Culture

Le jazz vocal féminin, star des festivals de l'été

Temps de lecture : 2 min

Melody Gardot, Lisa Ekdahl ou Joss Stone ont conquis les spectateurs.

Le jazz ne se vend pas bien. Il a certes un public –très connaisseur– mais trop étroit au goût des managers comme des organisateurs de festival en quête de mécènes. Dans tous les cas, le «créneau» vraiment porteur, c’est ce que l’on appelle le jazz vocal. Il faudrait ajouter: le jazz féminin.

À Nice et à Juan-les Pins, ce ne sont pas moins d’une quinzaine de chanteuses qui se sont produites cette année, soit presque une par soirée. Nécessité commerciale ou reflet d’une tendance actuelle? La question est également de savoir si c’est bien de jazz qu’il s’agit. En effet, Priscilla Ahn, Erykah Badu, Carla Bley, Tracy Chapman, Gabriella Cilmi, Lisa Ekdahl, Melody Gardot, Leela James, Molly Johnson, Nneka, Madeleine Peyroux, Alice Russell, Joss Stone, Susan Tedeschi et Virginie Teychené, toutes présentes dans la pinède ou les arènes de Cimiez, ont des univers musicaux très différents et souvent éloignés du registre de leurs aînées.
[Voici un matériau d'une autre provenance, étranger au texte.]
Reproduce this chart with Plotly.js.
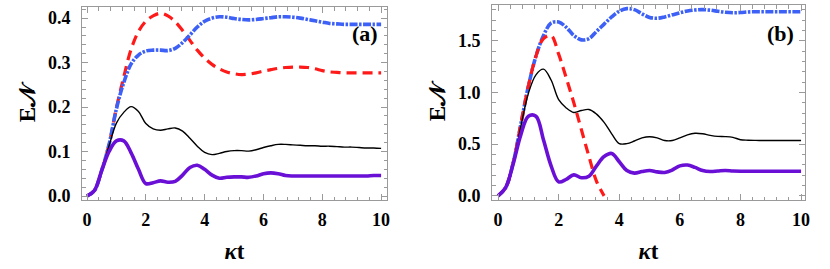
<!DOCTYPE html>
<html>
<head>
<meta charset="utf-8">
<script src="https://cdn.plot.ly/plotly-3.0.1.min.js"></script>
<style>html,body{margin:0;padding:0;background:#fff;font-family:'Liberation Serif';}#plot{width:830px;height:269px;}</style>
</head>
<body>
<div id="plot"></div>
<script>
// time grid (kappa t)
const t = [0,0.25,0.5,0.75,1,1.25,1.5,1.75,2,2.25,2.5,2.75,3,3.25,3.5,3.75,4,4.25,4.5,4.75,5,5.25,5.5,5.75,6,6.25,6.5,6.75,7,7.25,7.5,7.75,8,8.25,8.5,8.75,9,9.25,9.5,9.75,10];

// Panel (a)
const aBlack  = [0,0.012,0.058,0.113,0.164,0.188,0.201,0.19,0.163,0.151,0.148,0.151,0.153,0.146,0.13,0.112,0.098,0.093,0.096,0.1,0.102,0.102,0.101,0.104,0.109,0.113,0.116,0.116,0.115,0.114,0.113,0.113,0.112,0.112,0.111,0.11,0.11,0.109,0.108,0.108,0.107];
const aPurple = [0,0.012,0.057,0.1,0.124,0.124,0.097,0.06,0.028,0.03,0.034,0.031,0.033,0.047,0.064,0.069,0.06,0.047,0.04,0.042,0.043,0.043,0.042,0.045,0.05,0.052,0.05,0.046,0.045,0.045,0.045,0.045,0.045,0.045,0.045,0.045,0.045,0.045,0.045,0.046,0.046];
const aRed    = [0,0.012,0.058,0.116,0.198,0.268,0.33,0.37,0.393,0.405,0.411,0.405,0.392,0.372,0.35,0.328,0.31,0.296,0.286,0.279,0.275,0.273,0.274,0.277,0.281,0.284,0.287,0.289,0.29,0.29,0.289,0.286,0.282,0.279,0.278,0.277,0.277,0.277,0.277,0.277,0.277];
const aBlue   = [0,0.012,0.058,0.116,0.196,0.255,0.297,0.317,0.326,0.328,0.328,0.327,0.332,0.345,0.362,0.38,0.393,0.4,0.403,0.402,0.399,0.397,0.396,0.397,0.399,0.401,0.403,0.403,0.402,0.4,0.397,0.394,0.391,0.388,0.387,0.386,0.386,0.386,0.386,0.386,0.386];

// Panel (b)
const bBlack  = [0,0.08,0.32,0.67,0.99,1.17,1.225,1.12,0.93,0.85,0.806,0.825,0.835,0.79,0.71,0.6,0.505,0.505,0.53,0.56,0.572,0.56,0.535,0.535,0.56,0.59,0.605,0.6,0.585,0.575,0.573,0.565,0.543,0.538,0.536,0.535,0.535,0.535,0.535,0.535,0.535];
const bPurple = [0,0.08,0.31,0.59,0.77,0.77,0.54,0.29,0.135,0.16,0.203,0.175,0.19,0.29,0.38,0.41,0.33,0.245,0.22,0.235,0.245,0.232,0.226,0.25,0.29,0.298,0.275,0.245,0.235,0.24,0.245,0.24,0.238,0.238,0.238,0.238,0.238,0.238,0.238,0.238,0.238];
const bRed    = [0,0.08,0.32,0.69,1.06,1.35,1.52,1.55,1.37,1.14,0.9,0.64,0.38,0.14,0];
const bBlue   = [0,0.08,0.32,0.69,1.06,1.35,1.55,1.67,1.68,1.63,1.55,1.508,1.52,1.59,1.66,1.73,1.785,1.81,1.8,1.76,1.725,1.717,1.73,1.75,1.77,1.787,1.797,1.8,1.795,1.785,1.775,1.77,1.772,1.778,1.78,1.78,1.78,1.78,1.78,1.78,1.78];

const xTickVals = [0,2,4,6,8,10];
const aYTicks = [0.0,0.1,0.2,0.3,0.4];
const bYTicks = [0.0,0.5,1.0,1.5];
const panelLabels = ['(a)','(b)'];

const styles = {
  black:  {color:'#000000', width:1.4},
  purple: {color:'#6a10d6', width:3.6},
  red:    {color:'#ff1a1a', width:3.2, dash:'10px,6px'},
  blue:   {color:'#3d60f6', width:3.6, dash:'8px,1.5px,2.5px,1.5px'}
};

function tr(x, y, st, xa, ya){
  return {x:x, y:y, xaxis:xa, yaxis:ya, mode:'lines', type:'scatter',
    line:Object.assign({shape:'spline', smoothing:1}, st), hoverinfo:'skip', showlegend:false};
}

const data = [
  tr(t, aRed, styles.red, 'x', 'y'),
  tr(t, aBlue, styles.blue, 'x', 'y'),
  tr(t, aBlack, styles.black, 'x', 'y'),
  tr(t, aPurple, styles.purple, 'x', 'y'),
  tr(t, bBlue, styles.blue, 'x2', 'y2'),
  tr(t.slice(0, bRed.length), bRed, styles.red, 'x2', 'y2'),
  tr(t, bBlack, styles.black, 'x2', 'y2'),
  tr(t, bPurple, styles.purple, 'x2', 'y2')
];

const FAM = 'Liberation Serif';
const tickFont = {family:FAM, size:18, color:'#000', weight:'bold'};
const titleFont = {family:FAM, size:23, color:'#000', weight:'bold'};
const frame = '#9a9a9a';
const B = s => '<b>' + s + '</b>';

function xAxis(dom){
  return {domain:dom, showgrid:false, zeroline:false,
    showline:true, linecolor:frame, linewidth:1, mirror:'allticks',
    ticks:'inside', ticklen:6, tickcolor:frame, tickwidth:1,
    tickmode:'array', tickvals:xTickVals, ticktext:xTickVals.map(v=>B(String(v))),
    minor:{dtick:0.4, tick0:0, ticks:'inside', ticklen:3.5, tickcolor:frame, tickwidth:1, showgrid:false},
    tickfont:tickFont, ticklabelstandoff:3,
    title:{text:'<b><i>κ</i>t</b>', font:titleFont, standoff:14}};
}
function yAxis(dom, range, vals, dec, minorD){
  return {domain:dom, range:range, showgrid:false, zeroline:false,
    showline:true, linecolor:frame, linewidth:1, mirror:'allticks',
    ticks:'inside', ticklen:6, tickcolor:frame, tickwidth:1,
    tickmode:'array', tickvals:vals, ticktext:vals.map(v=>B(v.toFixed(dec))),
    minor:{dtick:minorD, tick0:0, ticks:'inside', ticklen:3.5, tickcolor:frame, tickwidth:1, showgrid:false},
    tickfont:tickFont, ticklabelstandoff:7,
    title:{text:'<b>E𝒩</b>', font:titleFont, standoff:5}};
}

const xa = xAxis([82/830, 387/830]); xa.range=[-0.17,10.2]; xa.anchor='y';
const xb = xAxis([492/830, 805/830]); xb.range=[-0.2,10.13]; xb.anchor='y2';
const ya = yAxis([69/269, 262/269], [-0.009,0.425], aYTicks, 1, 0.02); ya.anchor='x';
const yb = yAxis([69/269, 264/269], [-0.04,1.845], bYTicks, 1, 0.1); yb.anchor='x2';

const layout = {
  width:830, height:269,
  margin:{l:0,r:0,t:0,b:0},
  font:{family:FAM, color:'#000', size:18},
  paper_bgcolor:'#fff', plot_bgcolor:'#fff',
  xaxis:xa, yaxis:ya, xaxis2:xb, yaxis2:yb,
  annotations:[
    {text:B(panelLabels[0]), xref:'paper', yref:'paper', x:365/830, y:1-34/269, xanchor:'center', yanchor:'middle', showarrow:false, font:{family:FAM, size:22, color:'#000'}},
    {text:B(panelLabels[1]), xref:'paper', yref:'paper', x:780/830, y:1-34/269, xanchor:'center', yanchor:'middle', showarrow:false, font:{family:FAM, size:22, color:'#000'}}
  ]
};

Plotly.newPlot('plot', data, layout, {staticPlot:true, displayModeBar:false});
</script>
</body>
</html>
Dans la concurrence vive qu’elles se livrent, il semble que deux atouts soient déterminants: le fait d’être auteur et compositeur, ou de jouer d’un instrument ; la présence scénique, surtout quand celle-ci s’appuie sur une personnalité originale. C’est assurément le cas de Mélody Gardot, qui passe sans difficulté du piano à la guitare, et impose immédiatement son univers. Pourquoi ce qui reste un peu lisse chez Madeleine Peyroux capte-t-il davantage l’attention chez Gardot? Il y a une explication, que l’on n’est pas forcée de connaître pour apprécier cette artiste, mais qui, assurément, explique la maturité d’une jeune femme qui n’a pourtant que 24 ans.

Quand elle arrive sur scène, c’est d’abord son allure qui fixe l’attention: chapeau ample et lunettes de soleil cachent déjà son visage. Son invraisemblable jupe blanche, qui semble tendue sur un arceau, ne semble pas la plus adéquate pour s’asseoir devant le piano. Puis elle se lève et fait quelques pas pour aller vers sa guitare. Tout le monde s’aperçoit alors qu’elle a besoin d’une canne pour se déplacer. La musique n’est pas seulement pour elle une passion, un métier. Renversée par une voiture à 19 ans, elle a subi un polytraumatisme avec des lésions cérébrales sévères, dont elle s’est progressivement remise en recourant à la musique comme thérapie.

Sa sophistication n’apparaît pas vaine, comme l’est celle de Lisa Ekdahl, car elle ne substitue pas à la musique, elle l’accompagne. C’est ainsi que, tout en étant concentrée sur son piano et ses chansons, Gardot sait s’entourer de musiciens qui s’accordent à son tempo et l’enrichissent de leur apport.

Dans un autre style, résolument Soul, Joss Stone a séduit le public de Juan par son énergie, sa grâce insolente, son sens du spectacle. Dans les coulisses, elle s’était mise tout le monde à dos lors de son arrivée, ne parlant à personne, n’assistant pas aux réglages de la balance l’après-midi, s’enfermant dans sa loge. Mais l’enfant gâtée a convaincu, et a même conclu son concert par une reprise audacieuse du «No woman, No cry» de Bob Marley.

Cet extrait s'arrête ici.